Cheapest would be a 4speed. You'll need the proper trans to fit your rear axle ratio (or vice versa). You'll also need the pedals, a clutch kit, flywheel, perhaps a crossmember, Zbar, trans itself, bellhousing, shifter, shifter linkage. Some other things to check that may need to be addressed (depending on whats been done to your car) Trans tunnel, driveshaft, console, seats.
Its not hard to do if you have a factory service manual
If you get into 5 and 6 speeds (which you absolutely don't NEED), the cost goes up and it'll be more work.
My recommendation for a budget install? Assuming a basic smallblock; an M20 with a set of 3.23s to 3.55s.

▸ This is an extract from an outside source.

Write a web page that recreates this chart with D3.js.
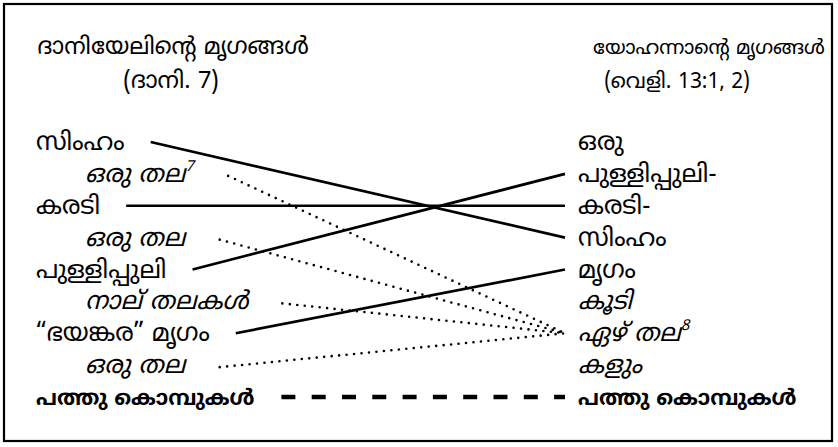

If you have 3.08s in the back; a 2.88 1st T10 or an M22Z (2.98). These get the mileage everyone wants, with lots of strength and you can use mostly factory parts for the install.
Here's my current build, obviously your ability to fork out green is a factor.
I am running a Saginaw 4 speed (should be less than $500) behind a Chevy 305. Plenty of stout for the power I have.
You'll need a set of pedals which can be purchase aftermarket. Might need some modifications, but doable with a little fabrication skills
I recommend running a hydraulic TOB to make things easy and in my opinion, cheaper. Bought mine through Speedway and it works great. The first time I did this I set up a slave cylinder and the geometry was a pain. The hydraulic TOB was a breeze and I am running a stock master from Advance Auto parts, cheap too!
Don't buy a model specific bellhousing. Buy a new steel that will fit several applications in case you change your mind. Price will be comparable in any case.
You will probably need to modify your drive shaft and move your tranny crossmember.
Estimate $1000 for this route. I'd love to run a 5 or 6 speed myself, but that route will multiply your costs. I'm a little light right now to be specific. I hope this helps!